A CAPTCHA system is a means of automatically generating new challenges which:
- Current computers are unable to accurately solve.
- Most humans can solve
- Does not rely on the type of CAPTCHA being new to the attacker. Although a checkbox "check here if you are not a bot" might serve to distinguish between humans and computers, it is not a CAPTCHA because it relies on the fact that an attacker has not spent effort to break that specific form.

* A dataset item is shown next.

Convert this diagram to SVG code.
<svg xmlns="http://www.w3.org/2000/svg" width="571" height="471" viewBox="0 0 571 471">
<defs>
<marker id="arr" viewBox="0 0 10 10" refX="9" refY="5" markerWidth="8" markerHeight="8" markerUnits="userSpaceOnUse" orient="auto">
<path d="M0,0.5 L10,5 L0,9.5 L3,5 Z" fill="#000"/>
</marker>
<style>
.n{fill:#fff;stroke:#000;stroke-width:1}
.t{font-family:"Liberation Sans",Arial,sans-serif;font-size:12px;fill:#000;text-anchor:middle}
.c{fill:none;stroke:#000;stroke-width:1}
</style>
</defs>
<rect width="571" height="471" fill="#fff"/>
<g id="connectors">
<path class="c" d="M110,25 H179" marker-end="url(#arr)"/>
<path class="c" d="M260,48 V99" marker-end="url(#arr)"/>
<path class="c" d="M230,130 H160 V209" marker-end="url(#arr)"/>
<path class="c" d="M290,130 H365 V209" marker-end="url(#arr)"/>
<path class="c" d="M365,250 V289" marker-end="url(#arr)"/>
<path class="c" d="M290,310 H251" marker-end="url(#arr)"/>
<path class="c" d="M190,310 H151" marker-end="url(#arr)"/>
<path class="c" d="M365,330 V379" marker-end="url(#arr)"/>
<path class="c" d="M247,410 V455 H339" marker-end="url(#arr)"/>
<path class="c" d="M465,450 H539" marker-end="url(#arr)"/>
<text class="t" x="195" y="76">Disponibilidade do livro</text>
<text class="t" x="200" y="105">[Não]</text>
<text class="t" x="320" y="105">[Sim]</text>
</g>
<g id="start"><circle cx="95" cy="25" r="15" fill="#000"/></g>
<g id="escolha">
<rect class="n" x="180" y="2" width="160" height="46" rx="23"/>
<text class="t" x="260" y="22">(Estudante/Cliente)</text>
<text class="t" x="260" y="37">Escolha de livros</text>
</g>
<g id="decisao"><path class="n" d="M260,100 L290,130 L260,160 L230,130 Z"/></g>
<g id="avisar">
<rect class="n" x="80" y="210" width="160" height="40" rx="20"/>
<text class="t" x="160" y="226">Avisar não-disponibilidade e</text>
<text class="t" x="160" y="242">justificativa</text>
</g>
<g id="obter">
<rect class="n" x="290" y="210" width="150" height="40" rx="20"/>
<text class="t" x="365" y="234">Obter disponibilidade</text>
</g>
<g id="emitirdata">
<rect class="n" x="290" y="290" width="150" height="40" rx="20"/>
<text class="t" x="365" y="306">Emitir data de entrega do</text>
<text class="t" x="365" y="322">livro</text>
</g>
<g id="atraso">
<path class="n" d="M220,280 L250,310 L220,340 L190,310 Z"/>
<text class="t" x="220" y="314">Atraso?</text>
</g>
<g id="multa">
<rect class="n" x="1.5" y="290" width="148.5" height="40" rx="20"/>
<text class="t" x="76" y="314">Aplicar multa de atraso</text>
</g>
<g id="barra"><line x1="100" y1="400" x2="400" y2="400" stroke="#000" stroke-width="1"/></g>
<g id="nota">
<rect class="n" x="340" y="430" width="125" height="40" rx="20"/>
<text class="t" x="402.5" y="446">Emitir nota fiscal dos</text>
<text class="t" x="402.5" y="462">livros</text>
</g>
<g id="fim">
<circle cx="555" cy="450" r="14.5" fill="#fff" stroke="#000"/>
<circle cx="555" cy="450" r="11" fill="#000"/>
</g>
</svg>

In practice, the algorithm used to create the CAPTCHA does not need to be made public, though it may be covered by a patent. Although publication can help demonstrate that breaking it requires the solution to a difficult problem in the field of artificial intelligence, deliberate withholding of the algorithm can increase the integrity of a limited set of systems, as in the practice of security through obscurity. The most important factor in deciding whether an algorithm should be made open or restricted is the size of the system. Although an algorithm which survives scrutiny by security experts may be assumed to be more conceptually secure than an unevaluated algorithm, an unevaluated algorithm specific to a very limited set of systems is always of less interest to those engaging in automated abuse. Breaking a CAPTCHA generally requires some effort specific to that particular CAPTCHA implementation, and an abuser may decide that the benefit granted by automated bypass is negated by the effort required to engage in abuse of that system in the first place.